▶ [Data listing]:
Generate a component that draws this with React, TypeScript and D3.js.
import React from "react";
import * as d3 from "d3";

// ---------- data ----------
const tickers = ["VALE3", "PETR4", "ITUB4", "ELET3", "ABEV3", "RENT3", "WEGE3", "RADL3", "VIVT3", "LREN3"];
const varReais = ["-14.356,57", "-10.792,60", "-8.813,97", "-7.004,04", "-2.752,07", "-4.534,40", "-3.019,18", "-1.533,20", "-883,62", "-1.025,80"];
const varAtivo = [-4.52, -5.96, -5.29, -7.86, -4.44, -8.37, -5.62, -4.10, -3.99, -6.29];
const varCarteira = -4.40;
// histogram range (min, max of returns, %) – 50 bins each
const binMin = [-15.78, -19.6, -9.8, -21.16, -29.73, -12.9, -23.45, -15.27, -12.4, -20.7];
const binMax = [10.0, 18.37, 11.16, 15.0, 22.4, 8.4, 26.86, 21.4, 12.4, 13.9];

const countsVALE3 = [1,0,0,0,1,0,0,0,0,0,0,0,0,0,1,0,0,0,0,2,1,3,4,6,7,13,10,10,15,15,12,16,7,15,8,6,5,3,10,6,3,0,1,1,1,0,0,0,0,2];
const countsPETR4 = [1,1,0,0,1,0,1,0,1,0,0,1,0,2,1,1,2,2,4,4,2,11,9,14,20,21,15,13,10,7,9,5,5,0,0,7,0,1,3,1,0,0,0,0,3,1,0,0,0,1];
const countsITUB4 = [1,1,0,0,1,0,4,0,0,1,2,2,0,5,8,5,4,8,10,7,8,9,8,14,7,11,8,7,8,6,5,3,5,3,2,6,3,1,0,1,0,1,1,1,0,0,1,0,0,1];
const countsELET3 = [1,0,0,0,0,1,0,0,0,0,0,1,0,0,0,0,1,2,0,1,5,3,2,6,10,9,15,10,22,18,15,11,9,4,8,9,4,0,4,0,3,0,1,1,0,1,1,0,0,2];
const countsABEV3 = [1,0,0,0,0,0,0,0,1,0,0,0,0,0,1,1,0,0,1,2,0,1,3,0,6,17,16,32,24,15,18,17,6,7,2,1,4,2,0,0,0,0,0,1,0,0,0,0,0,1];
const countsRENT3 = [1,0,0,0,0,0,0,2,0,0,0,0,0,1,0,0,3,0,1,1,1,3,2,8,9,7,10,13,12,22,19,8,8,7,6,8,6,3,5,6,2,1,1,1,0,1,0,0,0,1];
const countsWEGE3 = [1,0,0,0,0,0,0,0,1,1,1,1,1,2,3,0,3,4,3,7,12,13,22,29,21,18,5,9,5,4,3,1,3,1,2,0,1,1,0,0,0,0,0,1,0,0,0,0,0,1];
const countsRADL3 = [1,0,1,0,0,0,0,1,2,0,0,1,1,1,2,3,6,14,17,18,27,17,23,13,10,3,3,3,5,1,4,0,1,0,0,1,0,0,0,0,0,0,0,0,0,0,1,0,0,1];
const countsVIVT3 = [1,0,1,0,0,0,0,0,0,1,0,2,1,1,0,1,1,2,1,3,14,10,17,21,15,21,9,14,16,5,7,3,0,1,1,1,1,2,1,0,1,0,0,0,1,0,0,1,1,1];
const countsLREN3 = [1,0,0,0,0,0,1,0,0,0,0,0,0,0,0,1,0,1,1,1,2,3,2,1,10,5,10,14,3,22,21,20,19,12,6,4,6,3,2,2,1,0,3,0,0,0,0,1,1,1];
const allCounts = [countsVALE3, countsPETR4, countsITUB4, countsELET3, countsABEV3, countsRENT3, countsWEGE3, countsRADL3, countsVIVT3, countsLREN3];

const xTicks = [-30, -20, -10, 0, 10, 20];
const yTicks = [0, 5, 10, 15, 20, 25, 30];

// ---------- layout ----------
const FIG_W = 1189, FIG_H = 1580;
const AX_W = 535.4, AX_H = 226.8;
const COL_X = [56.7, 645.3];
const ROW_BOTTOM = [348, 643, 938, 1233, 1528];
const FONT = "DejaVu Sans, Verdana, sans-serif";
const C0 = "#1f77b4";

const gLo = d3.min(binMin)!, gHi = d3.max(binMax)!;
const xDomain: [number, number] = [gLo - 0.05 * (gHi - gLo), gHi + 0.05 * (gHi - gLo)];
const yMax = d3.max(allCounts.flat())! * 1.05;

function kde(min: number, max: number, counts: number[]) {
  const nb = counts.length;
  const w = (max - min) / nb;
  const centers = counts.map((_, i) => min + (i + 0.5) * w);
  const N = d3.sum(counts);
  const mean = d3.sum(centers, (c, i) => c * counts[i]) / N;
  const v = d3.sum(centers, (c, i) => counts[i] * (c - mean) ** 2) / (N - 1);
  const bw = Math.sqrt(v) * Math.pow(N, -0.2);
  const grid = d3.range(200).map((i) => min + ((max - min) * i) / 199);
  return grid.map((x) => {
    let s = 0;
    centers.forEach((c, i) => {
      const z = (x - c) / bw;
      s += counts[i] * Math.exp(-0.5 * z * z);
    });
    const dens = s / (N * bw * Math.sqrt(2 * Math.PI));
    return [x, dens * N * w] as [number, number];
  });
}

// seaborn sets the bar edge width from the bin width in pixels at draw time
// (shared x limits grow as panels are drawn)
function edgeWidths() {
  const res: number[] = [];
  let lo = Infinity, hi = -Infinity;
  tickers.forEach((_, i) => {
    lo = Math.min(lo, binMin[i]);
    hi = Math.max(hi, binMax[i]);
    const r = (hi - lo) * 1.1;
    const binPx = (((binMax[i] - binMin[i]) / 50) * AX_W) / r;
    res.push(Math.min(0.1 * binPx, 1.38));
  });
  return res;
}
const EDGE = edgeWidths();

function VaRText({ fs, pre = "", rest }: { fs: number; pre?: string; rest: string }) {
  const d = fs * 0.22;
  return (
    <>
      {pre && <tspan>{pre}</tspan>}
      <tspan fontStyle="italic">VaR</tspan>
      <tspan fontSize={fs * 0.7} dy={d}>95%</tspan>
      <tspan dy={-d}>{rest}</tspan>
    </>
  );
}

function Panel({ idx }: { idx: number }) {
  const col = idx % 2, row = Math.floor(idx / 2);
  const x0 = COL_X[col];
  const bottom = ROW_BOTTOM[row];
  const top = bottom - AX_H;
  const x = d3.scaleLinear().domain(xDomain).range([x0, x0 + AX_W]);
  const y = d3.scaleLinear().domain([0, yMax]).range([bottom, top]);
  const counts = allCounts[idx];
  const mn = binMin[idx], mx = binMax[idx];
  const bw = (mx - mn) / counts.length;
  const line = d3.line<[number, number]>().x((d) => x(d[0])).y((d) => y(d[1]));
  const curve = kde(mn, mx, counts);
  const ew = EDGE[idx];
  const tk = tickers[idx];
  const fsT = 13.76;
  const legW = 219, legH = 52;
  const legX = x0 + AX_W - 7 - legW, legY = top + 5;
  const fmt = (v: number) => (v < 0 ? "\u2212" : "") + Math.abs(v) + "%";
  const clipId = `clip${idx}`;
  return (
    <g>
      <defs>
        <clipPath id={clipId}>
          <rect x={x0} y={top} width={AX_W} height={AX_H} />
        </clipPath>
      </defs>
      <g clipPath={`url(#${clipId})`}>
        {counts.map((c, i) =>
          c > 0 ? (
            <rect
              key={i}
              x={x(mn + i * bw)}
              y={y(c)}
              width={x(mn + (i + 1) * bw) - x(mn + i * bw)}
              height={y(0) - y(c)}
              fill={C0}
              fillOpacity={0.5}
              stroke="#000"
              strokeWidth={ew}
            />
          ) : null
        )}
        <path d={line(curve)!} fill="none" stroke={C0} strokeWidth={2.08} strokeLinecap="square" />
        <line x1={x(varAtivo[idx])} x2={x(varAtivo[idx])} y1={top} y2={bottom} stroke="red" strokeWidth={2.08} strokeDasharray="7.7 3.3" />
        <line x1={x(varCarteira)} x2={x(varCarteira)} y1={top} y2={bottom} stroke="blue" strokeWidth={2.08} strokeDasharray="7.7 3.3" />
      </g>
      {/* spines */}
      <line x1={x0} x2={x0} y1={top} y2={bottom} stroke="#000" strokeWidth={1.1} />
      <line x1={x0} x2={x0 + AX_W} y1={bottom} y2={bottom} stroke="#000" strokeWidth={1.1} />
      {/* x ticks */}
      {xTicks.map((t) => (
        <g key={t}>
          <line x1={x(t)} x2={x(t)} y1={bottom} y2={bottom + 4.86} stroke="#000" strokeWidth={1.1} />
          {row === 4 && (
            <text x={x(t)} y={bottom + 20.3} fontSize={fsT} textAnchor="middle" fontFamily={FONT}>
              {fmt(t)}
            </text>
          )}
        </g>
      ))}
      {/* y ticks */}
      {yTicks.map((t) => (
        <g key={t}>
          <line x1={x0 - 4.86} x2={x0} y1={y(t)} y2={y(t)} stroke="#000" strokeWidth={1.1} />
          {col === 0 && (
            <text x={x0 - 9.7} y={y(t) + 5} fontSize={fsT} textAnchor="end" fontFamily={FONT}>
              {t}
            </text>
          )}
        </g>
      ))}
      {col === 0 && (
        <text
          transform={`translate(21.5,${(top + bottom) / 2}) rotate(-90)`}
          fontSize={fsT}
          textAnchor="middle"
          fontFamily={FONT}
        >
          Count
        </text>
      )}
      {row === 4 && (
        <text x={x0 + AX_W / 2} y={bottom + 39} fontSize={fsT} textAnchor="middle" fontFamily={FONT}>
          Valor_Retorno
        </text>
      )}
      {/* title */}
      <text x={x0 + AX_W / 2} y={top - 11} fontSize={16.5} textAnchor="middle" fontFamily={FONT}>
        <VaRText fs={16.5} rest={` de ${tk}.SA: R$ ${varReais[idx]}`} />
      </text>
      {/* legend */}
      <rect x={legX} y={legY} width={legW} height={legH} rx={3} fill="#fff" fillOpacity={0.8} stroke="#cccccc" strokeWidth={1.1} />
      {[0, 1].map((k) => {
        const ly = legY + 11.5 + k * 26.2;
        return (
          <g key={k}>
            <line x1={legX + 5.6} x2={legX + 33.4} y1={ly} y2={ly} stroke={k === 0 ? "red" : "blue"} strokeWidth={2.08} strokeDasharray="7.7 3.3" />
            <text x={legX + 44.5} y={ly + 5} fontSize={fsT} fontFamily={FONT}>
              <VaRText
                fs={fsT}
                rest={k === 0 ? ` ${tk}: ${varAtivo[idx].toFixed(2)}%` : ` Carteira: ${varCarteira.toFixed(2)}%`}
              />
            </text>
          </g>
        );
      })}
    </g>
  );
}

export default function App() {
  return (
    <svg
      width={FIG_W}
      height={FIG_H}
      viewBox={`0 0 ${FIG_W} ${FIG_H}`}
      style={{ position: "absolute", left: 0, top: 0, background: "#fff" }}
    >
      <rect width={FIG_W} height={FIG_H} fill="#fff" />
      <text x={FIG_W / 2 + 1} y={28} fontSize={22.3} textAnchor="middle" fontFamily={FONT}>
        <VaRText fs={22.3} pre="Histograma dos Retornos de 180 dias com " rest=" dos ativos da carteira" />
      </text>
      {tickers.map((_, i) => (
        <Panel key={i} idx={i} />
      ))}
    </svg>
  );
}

==

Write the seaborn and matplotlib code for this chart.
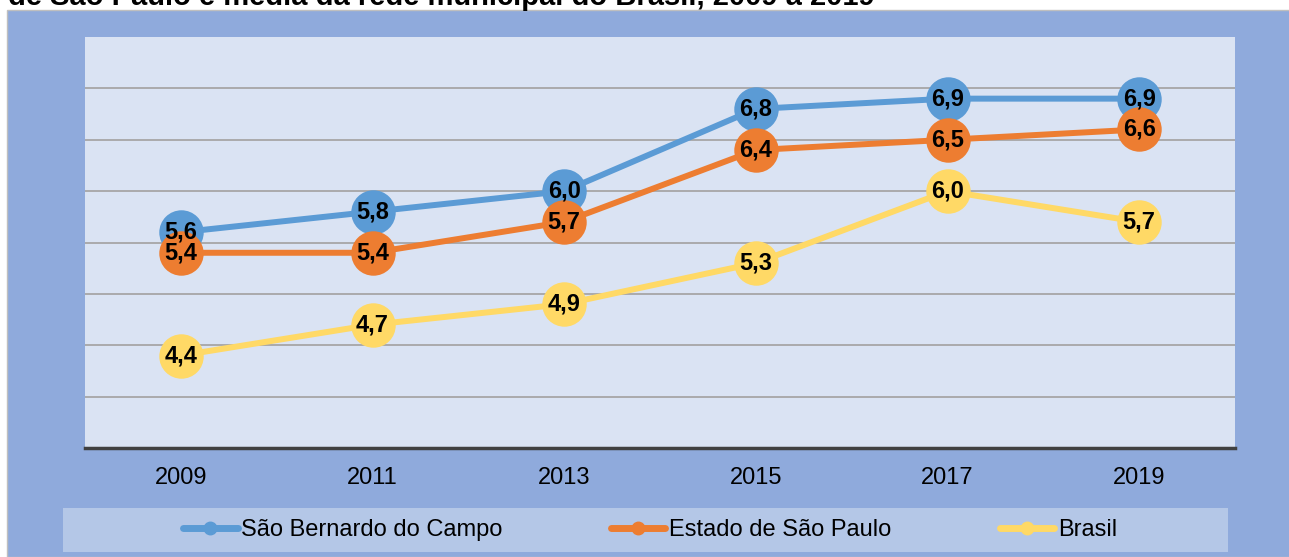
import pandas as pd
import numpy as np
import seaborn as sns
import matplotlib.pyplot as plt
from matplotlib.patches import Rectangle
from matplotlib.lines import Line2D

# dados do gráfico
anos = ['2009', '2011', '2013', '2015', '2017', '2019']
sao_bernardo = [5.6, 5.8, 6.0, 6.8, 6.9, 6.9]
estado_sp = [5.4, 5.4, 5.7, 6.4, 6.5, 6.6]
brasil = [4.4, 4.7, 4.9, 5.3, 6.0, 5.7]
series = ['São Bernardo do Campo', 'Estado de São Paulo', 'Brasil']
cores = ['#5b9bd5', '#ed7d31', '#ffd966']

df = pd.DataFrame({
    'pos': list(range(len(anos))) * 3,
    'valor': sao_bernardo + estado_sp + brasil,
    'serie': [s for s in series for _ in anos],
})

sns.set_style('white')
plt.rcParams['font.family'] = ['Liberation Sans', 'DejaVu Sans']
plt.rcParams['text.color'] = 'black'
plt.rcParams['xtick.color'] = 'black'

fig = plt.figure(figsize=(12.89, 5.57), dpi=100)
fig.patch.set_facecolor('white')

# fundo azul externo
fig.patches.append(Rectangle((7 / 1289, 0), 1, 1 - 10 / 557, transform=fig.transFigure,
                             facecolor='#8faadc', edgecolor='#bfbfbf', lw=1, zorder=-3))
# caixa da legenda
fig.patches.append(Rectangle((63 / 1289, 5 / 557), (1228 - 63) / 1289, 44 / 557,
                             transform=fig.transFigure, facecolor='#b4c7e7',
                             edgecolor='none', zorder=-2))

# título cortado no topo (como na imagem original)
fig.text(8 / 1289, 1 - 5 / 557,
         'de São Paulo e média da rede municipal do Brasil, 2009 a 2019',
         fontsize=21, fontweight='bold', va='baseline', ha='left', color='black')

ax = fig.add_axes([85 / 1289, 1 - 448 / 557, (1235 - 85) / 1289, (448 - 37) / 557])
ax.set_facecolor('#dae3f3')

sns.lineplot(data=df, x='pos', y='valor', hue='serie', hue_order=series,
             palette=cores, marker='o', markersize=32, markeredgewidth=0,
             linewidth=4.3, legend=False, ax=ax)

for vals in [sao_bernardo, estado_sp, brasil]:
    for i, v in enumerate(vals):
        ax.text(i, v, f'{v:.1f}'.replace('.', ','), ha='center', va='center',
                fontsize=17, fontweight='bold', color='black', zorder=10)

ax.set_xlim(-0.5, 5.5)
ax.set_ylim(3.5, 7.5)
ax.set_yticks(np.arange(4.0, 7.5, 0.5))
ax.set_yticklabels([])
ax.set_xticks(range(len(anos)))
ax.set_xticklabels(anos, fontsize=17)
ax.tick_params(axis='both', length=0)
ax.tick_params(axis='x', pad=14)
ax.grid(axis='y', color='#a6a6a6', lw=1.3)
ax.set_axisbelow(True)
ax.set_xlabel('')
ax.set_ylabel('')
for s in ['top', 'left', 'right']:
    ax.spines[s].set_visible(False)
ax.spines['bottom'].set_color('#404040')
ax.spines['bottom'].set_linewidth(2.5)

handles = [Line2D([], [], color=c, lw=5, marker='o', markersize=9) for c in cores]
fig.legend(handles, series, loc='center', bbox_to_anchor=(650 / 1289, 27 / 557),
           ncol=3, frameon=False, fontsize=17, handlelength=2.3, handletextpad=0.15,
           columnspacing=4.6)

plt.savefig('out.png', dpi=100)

▶ [Problem to solve]: Without the pictures, write out exactly the lines from the one that has "Write the seaborn" down to the one that has "linewidth=4.3, legend=False, ax=ax)", both included.

▶ [Full response]:
Write the seaborn and matplotlib code for this chart.
import pandas as pd
import numpy as np
import seaborn as sns
import matplotlib.pyplot as plt
from matplotlib.patches import Rectangle
from matplotlib.lines import Line2D

# dados do gráfico
anos = ['2009', '2011', '2013', '2015', '2017', '2019']
sao_bernardo = [5.6, 5.8, 6.0, 6.8, 6.9, 6.9]
estado_sp = [5.4, 5.4, 5.7, 6.4, 6.5, 6.6]
brasil = [4.4, 4.7, 4.9, 5.3, 6.0, 5.7]
series = ['São Bernardo do Campo', 'Estado de São Paulo', 'Brasil']
cores = ['#5b9bd5', '#ed7d31', '#ffd966']

df = pd.DataFrame({
    'pos': list(range(len(anos))) * 3,
    'valor': sao_bernardo + estado_sp + brasil,
    'serie': [s for s in series for _ in anos],
})

sns.set_style('white')
plt.rcParams['font.family'] = ['Liberation Sans', 'DejaVu Sans']
plt.rcParams['text.color'] = 'black'
plt.rcParams['xtick.color'] = 'black'

fig = plt.figure(figsize=(12.89, 5.57), dpi=100)
fig.patch.set_facecolor('white')

# fundo azul externo
fig.patches.append(Rectangle((7 / 1289, 0), 1, 1 - 10 / 557, transform=fig.transFigure,
                             facecolor='#8faadc', edgecolor='#bfbfbf', lw=1, zorder=-3))
# caixa da legenda
fig.patches.append(Rectangle((63 / 1289, 5 / 557), (1228 - 63) / 1289, 44 / 557,
                             transform=fig.transFigure, facecolor='#b4c7e7',
                             edgecolor='none', zorder=-2))

# título cortado no topo (como na imagem original)
fig.text(8 / 1289, 1 - 5 / 557,
         'de São Paulo e média da rede municipal do Brasil, 2009 a 2019',
         fontsize=21, fontweight='bold', va='baseline', ha='left', color='black')

ax = fig.add_axes([85 / 1289, 1 - 448 / 557, (1235 - 85) / 1289, (448 - 37) / 557])
ax.set_facecolor('#dae3f3')

sns.lineplot(data=df, x='pos', y='valor', hue='serie', hue_order=series,
             palette=cores, marker='o', markersize=32, markeredgewidth=0,
             linewidth=4.3, legend=False, ax=ax)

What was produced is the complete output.